Corporate and Capital Markets Law and Policy

Prerequisite: There are no prerequisites for the course. However, it would be useful for students to (a) have taken (or are taking concurrently) the Corporations course at HLS, or (b) have taken some course that considers corporations or business associations at another law school in the US or abroad, or (c) have had prior experience that exposed them to corporate law and governance issues. Students who have questions regarding whether the course would be suitable for them should feel free to contact the instructors.

Exam Type: No Exam
There will be no examination. Instead, students will be asked to submit, before sessions, brief memos on assigned readings, and grades will be based primarily on these memos.

This course will consider a range of policy issues in the law governing corporations, securities, and capital markets.
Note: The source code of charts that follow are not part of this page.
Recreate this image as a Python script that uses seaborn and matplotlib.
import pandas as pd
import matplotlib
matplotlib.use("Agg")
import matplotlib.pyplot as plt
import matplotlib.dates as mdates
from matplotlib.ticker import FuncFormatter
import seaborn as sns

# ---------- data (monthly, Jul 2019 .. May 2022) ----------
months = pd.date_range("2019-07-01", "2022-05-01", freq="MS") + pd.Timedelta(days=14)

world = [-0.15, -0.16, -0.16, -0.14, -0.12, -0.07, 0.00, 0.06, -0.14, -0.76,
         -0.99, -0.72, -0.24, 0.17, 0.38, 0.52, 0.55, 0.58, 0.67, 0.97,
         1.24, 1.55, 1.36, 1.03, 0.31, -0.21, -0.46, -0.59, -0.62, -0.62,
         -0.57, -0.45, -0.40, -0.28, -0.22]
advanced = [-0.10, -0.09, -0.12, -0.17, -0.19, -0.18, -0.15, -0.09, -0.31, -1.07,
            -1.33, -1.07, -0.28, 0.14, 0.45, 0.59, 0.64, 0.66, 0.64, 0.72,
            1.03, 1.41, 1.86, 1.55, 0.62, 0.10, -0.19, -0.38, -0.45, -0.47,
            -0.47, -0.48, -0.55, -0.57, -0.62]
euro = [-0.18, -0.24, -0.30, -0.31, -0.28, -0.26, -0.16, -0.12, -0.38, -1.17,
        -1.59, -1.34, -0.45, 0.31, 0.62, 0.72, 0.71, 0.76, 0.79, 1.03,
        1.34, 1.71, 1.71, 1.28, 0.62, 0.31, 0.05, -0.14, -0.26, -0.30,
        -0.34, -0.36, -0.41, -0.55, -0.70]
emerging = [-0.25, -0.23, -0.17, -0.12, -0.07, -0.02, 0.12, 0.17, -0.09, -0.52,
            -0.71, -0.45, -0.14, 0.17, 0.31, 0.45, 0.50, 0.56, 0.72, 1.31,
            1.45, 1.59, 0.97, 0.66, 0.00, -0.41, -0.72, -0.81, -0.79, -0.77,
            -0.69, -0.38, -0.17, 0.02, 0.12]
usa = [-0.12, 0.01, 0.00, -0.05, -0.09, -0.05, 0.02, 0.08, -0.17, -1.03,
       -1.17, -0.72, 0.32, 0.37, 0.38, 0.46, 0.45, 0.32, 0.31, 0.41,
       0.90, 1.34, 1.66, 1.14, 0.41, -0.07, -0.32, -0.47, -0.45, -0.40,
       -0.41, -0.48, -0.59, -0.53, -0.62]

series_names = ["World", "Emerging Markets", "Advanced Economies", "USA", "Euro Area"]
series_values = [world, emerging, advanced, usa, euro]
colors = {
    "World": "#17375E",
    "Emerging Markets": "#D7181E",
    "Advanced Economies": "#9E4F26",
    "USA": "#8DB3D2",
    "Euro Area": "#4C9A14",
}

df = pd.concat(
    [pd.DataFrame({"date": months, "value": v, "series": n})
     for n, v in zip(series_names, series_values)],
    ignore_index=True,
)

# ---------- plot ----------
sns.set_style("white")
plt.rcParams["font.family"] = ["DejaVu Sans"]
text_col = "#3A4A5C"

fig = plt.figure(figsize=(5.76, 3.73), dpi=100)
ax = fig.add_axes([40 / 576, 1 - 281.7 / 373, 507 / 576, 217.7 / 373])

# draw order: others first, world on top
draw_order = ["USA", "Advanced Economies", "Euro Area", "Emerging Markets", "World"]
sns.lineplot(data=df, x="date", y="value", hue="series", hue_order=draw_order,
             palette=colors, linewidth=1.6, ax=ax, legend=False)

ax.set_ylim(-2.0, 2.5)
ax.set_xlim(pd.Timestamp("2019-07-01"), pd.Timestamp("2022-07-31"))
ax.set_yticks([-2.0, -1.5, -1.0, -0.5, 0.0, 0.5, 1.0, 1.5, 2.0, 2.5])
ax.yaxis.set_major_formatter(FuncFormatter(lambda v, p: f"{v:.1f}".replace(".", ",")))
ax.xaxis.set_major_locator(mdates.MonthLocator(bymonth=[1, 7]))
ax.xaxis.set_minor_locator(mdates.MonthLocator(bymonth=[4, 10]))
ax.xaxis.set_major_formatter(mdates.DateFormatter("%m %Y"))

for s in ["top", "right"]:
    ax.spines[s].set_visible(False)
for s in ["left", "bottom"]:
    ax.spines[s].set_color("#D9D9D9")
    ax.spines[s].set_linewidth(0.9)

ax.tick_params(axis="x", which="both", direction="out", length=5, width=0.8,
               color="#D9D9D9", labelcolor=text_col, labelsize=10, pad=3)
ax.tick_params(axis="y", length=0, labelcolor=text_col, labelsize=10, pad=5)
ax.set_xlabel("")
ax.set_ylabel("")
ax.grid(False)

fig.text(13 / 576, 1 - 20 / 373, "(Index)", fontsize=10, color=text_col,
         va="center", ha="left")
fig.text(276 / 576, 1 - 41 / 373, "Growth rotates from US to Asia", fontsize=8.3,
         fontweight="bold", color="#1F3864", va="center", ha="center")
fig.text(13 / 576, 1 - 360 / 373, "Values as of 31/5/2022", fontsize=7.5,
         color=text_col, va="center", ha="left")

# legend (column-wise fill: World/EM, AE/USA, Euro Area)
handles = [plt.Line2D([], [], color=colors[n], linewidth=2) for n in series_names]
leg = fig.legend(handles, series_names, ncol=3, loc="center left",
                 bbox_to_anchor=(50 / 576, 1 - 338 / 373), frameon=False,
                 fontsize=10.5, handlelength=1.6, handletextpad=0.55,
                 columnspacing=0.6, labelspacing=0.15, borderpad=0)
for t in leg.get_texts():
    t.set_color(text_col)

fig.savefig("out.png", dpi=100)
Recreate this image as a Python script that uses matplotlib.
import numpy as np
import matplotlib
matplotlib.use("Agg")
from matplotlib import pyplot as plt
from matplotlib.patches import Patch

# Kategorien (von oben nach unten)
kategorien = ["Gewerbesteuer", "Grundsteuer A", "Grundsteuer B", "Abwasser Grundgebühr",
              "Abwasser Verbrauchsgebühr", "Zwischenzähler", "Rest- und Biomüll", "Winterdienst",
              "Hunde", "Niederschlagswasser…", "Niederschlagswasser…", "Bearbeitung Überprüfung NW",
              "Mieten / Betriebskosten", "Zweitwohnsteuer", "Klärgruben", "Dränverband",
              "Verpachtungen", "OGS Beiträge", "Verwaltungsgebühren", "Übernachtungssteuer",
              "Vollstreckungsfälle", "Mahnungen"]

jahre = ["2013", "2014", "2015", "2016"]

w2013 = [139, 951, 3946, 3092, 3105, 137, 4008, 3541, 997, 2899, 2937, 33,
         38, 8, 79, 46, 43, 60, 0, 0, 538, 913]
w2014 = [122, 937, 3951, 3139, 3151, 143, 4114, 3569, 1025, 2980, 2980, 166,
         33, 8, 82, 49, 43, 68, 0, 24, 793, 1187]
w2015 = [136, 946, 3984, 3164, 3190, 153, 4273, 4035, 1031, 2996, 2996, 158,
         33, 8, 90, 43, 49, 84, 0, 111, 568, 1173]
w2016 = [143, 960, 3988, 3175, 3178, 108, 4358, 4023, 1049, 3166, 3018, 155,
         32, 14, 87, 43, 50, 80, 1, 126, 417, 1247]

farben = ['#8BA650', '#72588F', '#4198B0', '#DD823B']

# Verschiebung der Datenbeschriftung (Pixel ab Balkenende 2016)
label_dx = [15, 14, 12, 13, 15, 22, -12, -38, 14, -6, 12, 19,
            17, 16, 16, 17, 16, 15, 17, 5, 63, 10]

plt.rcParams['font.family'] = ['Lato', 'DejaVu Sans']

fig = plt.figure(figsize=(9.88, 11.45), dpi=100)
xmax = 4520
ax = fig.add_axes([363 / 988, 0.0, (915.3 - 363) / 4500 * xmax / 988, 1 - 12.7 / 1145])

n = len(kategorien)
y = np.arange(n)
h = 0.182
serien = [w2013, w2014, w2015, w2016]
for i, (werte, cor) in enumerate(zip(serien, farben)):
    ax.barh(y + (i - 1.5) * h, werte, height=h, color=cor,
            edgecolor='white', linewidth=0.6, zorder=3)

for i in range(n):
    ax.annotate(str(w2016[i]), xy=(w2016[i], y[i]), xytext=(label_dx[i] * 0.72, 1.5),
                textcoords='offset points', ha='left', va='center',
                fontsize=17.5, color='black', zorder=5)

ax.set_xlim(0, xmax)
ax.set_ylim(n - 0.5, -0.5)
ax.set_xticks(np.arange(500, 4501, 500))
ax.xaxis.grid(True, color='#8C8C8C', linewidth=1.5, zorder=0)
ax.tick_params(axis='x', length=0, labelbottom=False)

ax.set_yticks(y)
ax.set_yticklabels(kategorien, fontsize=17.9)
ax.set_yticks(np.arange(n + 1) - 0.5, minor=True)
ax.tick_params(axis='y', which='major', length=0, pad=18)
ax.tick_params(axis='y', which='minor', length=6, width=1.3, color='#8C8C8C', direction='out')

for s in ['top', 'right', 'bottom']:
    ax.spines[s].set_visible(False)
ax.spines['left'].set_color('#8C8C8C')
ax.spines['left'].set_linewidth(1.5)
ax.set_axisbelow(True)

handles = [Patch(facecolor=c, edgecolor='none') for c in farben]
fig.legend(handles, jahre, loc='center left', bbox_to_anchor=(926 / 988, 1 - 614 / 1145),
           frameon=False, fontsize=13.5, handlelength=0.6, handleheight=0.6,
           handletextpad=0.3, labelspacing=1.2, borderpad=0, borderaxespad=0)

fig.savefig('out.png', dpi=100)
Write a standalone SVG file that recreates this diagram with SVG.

Issues to be considered include the allocation of power between managers and shareholders, hedge fund activism, control contests, executive compensation, controlling shareholders, dual-class structures, and institutional investor stewardship. A substantial number of sessions will feature outside speakers. Such speakers will include prominent practitioners who will discuss current policy and practice issues as well as prominent academics who will present their current research. To illustrate, recent speakers in this course have included heads of prominent activist hedge funds, a sitting SEC Commissioner, the former Chief Justice of the Delaware Supreme Court, a leading M&A litigator, the head of stewardship of one of the Big Three index funds, and prominent academics from Harvard, Columbia, and Chicago.

Readings will mainly be law review articles and materials related to speakers’ practice activities or policy research. Some of the readings will use economic reasoning, and an interest in or tolerance for such reasoning will be helpful. The aim of the course will be to give students a good sense of the issues that have been discussed in the literature and in recent debates, and the ways in which policy arguments about such issues can be developed and engaged with.

Note: The course will not meet on all Wednesdays and Thursdays during the semester; rather, the course will meet for twelve, two-hour sessions which will take place during the time slot of the course and will be concentrated during the first two months of the semester.